July proved a more challenging month for emerging markets as geopolitical tensions came back to the fore after the tragic downing of flight MH17 over eastern Ukraine. The US government had already announced fresh sanctions before the tragedy, but the incident and Russia’s subsequent reaction prompted Western governments to launch a fresh round of sanctions targeting specific sectors of the Russian economy. The souring sentiment and deteriorating economic outlook led to a sell-off in Russian assets, and forced the central bank to raise interest rates 50 basis points, to 8%, in a bid to stem ruble weakness.
In its latest emerging markets debt indicator, Investec AM highlights other more positive developments elsewhere; reformist candidate, Joko Widodo, secured victory in the Indonesian presidential elections. The new Indian government unveiled its first budget, promising a significant reform programme. More negatively, but in line with expectations, South Africa had its credit rating downgraded and Argentina entered a technical default after refusing to pay the holdouts.
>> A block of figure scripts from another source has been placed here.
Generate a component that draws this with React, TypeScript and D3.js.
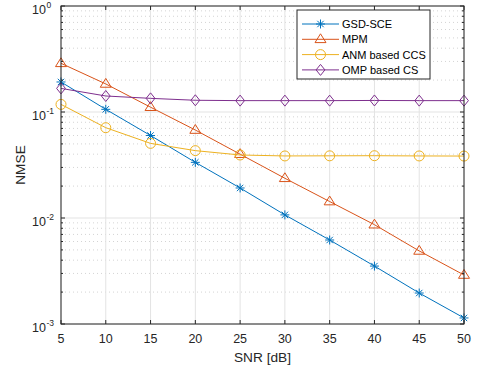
import React from 'react'
import * as d3 from 'd3'

const SNR = [5, 10, 15, 20, 25, 30, 35, 40, 45, 50]
const GSD = [0.192, 0.106, 0.060, 0.0335, 0.0192, 0.0107, 0.0062, 0.00352, 0.00196, 0.00114]
const MPM = [0.288, 0.184, 0.111, 0.0676, 0.040, 0.0237, 0.0143, 0.00865, 0.00489, 0.0029]
const ANM = [0.118, 0.0711, 0.0506, 0.0432, 0.0393, 0.0385, 0.0386, 0.0387, 0.0385, 0.0384]
const OMP = [0.167, 0.1416, 0.1345, 0.129, 0.128, 0.128, 0.128, 0.1285, 0.128, 0.128]
const X_TICKS = [5, 10, 15, 20, 25, 30, 35, 40, 45, 50]
const Y_DECADES = [-3, -2, -1, 0]

const SERIES = [
  { key: 'gsd', label: 'GSD-SCE', color: '#0072BD', marker: 'star', values: GSD },
  { key: 'mpm', label: 'MPM', color: '#D95319', marker: 'tri', values: MPM },
  { key: 'anm', label: 'ANM based CCS', color: '#EDB120', marker: 'circle', values: ANM },
  { key: 'omp', label: 'OMP based CS', color: '#7E2F8E', marker: 'diamond', values: OMP },
]

const FONT = 'Liberation Sans, Arial, sans-serif'
const AX = '#262626'

function Marker({ type, x, y, color }: { type: string; x: number; y: number; color: string }) {
  const s = 4.5
  if (type === 'star') {
    return (
      <g stroke={color} strokeWidth={1}>
        <line x1={x - s} y1={y} x2={x + s} y2={y} />
        <line x1={x} y1={y - s} x2={x} y2={y + s} />
        <line x1={x - 3.2} y1={y - 3.2} x2={x + 3.2} y2={y + 3.2} />
        <line x1={x - 3.2} y1={y + 3.2} x2={x + 3.2} y2={y - 3.2} />
      </g>
    )
  }
  if (type === 'tri') {
    const r = 5.5
    return <path d={`M${x},${y - r}L${x + r},${y + r * 0.6}L${x - r},${y + r * 0.6}Z`} fill="none" stroke={color} strokeWidth={1} />
  }
  if (type === 'circle') {
    return <circle cx={x} cy={y} r={5} fill="none" stroke={color} strokeWidth={1} />
  }
  const r = 5.5
  return <path d={`M${x},${y - r}L${x + r * 0.8},${y}L${x},${y + r}L${x - r * 0.8},${y}Z`} fill="none" stroke={color} strokeWidth={1} />
}

export default function App() {
  const W = 477
  const H = 371
  const pad = { l: 61, r: 13, t: 6, b: 47 }
  const x = d3.scaleLinear().domain([5, 50]).range([pad.l, W - pad.r])
  const y = d3.scaleLog().domain([1e-3, 1]).range([H - pad.b, pad.t])
  const line = d3.line<[number, number]>().x(d => x(d[0])).y(d => y(d[1]))

  const minor: number[] = []
  Y_DECADES.slice(0, -1).forEach(e => {
    for (let k = 2; k <= 9; k++) minor.push(k * Math.pow(10, e))
  })

  const lg = { x: 297, y: 10, w: 133, h: 69 }

  return (
    <svg width={W} height={H} style={{ position: 'absolute', left: 0, top: 0, background: '#fff' }} fontFamily={FONT}>
      <rect x={0} y={0} width={W} height={H} fill="#fff" />
      {/* minor grid */}
      {minor.map(v => (
        <line key={'mg' + v} x1={pad.l} x2={W - pad.r} y1={y(v)} y2={y(v)} stroke="#d4d4d4" strokeWidth={1} strokeDasharray="1,3" />
      ))}
      {/* major grid */}
      {X_TICKS.map(t => (
        <line key={'gx' + t} x1={x(t)} x2={x(t)} y1={pad.t} y2={H - pad.b} stroke="#e3e3e3" strokeWidth={1} />
      ))}
      {Y_DECADES.map(e => (
        <line key={'gy' + e} x1={pad.l} x2={W - pad.r} y1={y(Math.pow(10, e))} y2={y(Math.pow(10, e))} stroke="#e3e3e3" strokeWidth={1} />
      ))}

      {/* series */}
      {SERIES.map(s => (
        <g key={s.key}>
          <path d={line(SNR.map((v, i) => [v, s.values[i]] as [number, number])) || ''} fill="none" stroke={s.color} strokeWidth={1} />
          {SNR.map((v, i) => (
            <Marker key={i} type={s.marker} x={x(v)} y={y(s.values[i])} color={s.color} />
          ))}
        </g>
      ))}

      {/* axes box */}
      <rect x={pad.l} y={pad.t} width={W - pad.r - pad.l} height={H - pad.b - pad.t} fill="none" stroke={AX} strokeWidth={1} />
      {X_TICKS.map(t => (
        <g key={'xt' + t}>
          <line x1={x(t)} x2={x(t)} y1={H - pad.b} y2={H - pad.b - 4} stroke={AX} />
          <line x1={x(t)} x2={x(t)} y1={pad.t} y2={pad.t + 4} stroke={AX} />
          <text x={x(t)} y={H - pad.b + 19} textAnchor="middle" fontSize={12.5} fill={AX}>{t}</text>
        </g>
      ))}
      {Y_DECADES.map(e => {
        const ty = y(Math.pow(10, e))
        return (
          <g key={'yt' + e}>
            <line x1={pad.l} x2={pad.l + 4} y1={ty} y2={ty} stroke={AX} />
            <line x1={W - pad.r} x2={W - pad.r - 4} y1={ty} y2={ty} stroke={AX} />
            <text x={pad.l - 15} y={ty + 7.5} textAnchor="end" fontSize={12.5} fill={AX}>10</text>
            <text x={pad.l - 14.5} y={ty + 1.5} textAnchor="start" fontSize={8.5} fill={AX}>{e}</text>
          </g>
        )
      })}
      {minor.map(v => (
        <g key={'mt' + v}>
          <line x1={pad.l} x2={pad.l + 2} y1={y(v)} y2={y(v)} stroke={AX} />
          <line x1={W - pad.r} x2={W - pad.r - 2} y1={y(v)} y2={y(v)} stroke={AX} />
        </g>
      ))}

      <text x={(pad.l + W - pad.r) / 2} y={H - 9} textAnchor="middle" fontSize={13.7} fill={AX}>SNR [dB]</text>
      <text transform={`translate(25,${(pad.t + H - pad.b) / 2}) rotate(-90)`} textAnchor="middle" fontSize={13.7} fill={AX}>NMSE</text>

      {/* legend */}
      <rect x={lg.x} y={lg.y} width={lg.w} height={lg.h} fill="#fff" stroke={AX} strokeWidth={1} />
      {SERIES.map((s, i) => {
        const ly = lg.y + 14 + i * 15.3
        return (
          <g key={'lg' + s.key}>
            <line x1={lg.x + 5} x2={lg.x + 42} y1={ly} y2={ly} stroke={s.color} strokeWidth={1} />
            <Marker type={s.marker} x={lg.x + 23.5} y={ly} color={s.color} />
            <text x={lg.x + 45} y={ly + 4} fontSize={11} fill="#000">{s.label}</text>
          </g>
        )
      })}
    </svg>
  )
}
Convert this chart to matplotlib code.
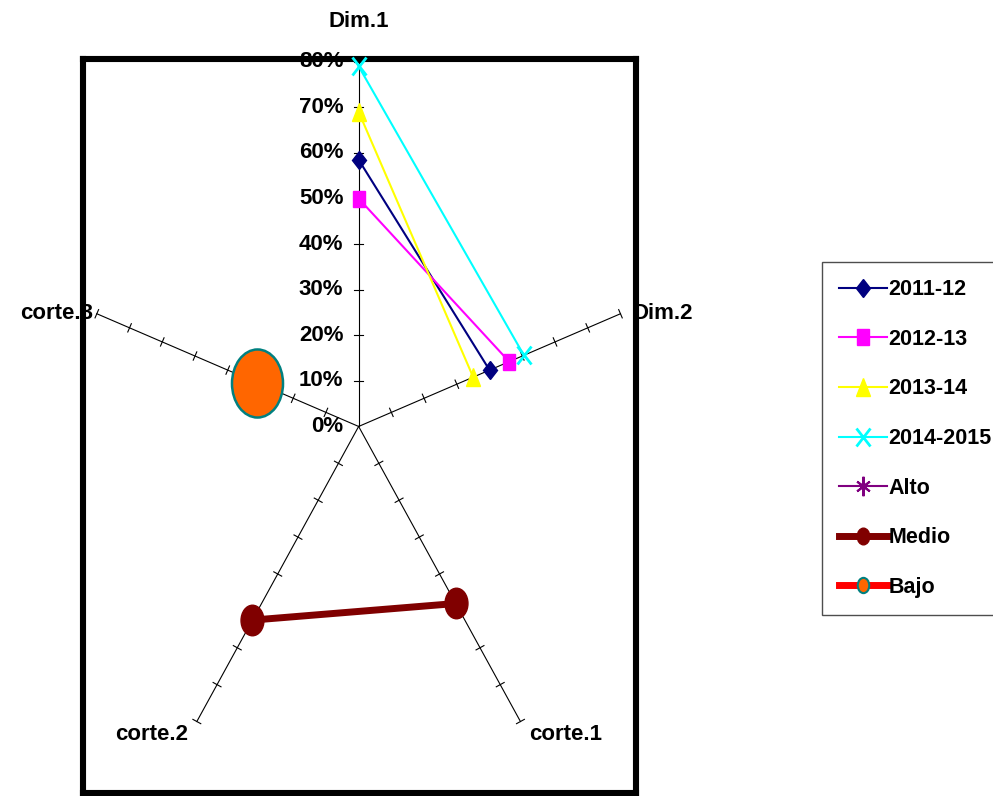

Global macro data remains generally encouraging. US second quarter growth surprised to the upside and the Chinese economy expanded in line with its government target. Moreover, the latest Chinese manufacturing purchasing managers’ index (PMI) hit an 18-month high. The top performing currency was the Indonesian rupiah, helped by Joko Widodo’s election victory. Stronger exports helped boost the Thai baht and the Nigerian naira also performed well. As discussed, the Russian ruble sold-off and it was the worst performing currency in the index. The Hungarian forint and Chilean peso were also relatively weak as their central banks eased rates over the month.
Given its interest rate cut and worsening growth outlook, the top performing bond market was Chile. The Philippines and Indonesia also posted solid returns over the month. Given the sell-off in Russia, it was by far the weakest bond market. Colombian and Turkish bonds also lagged their peers.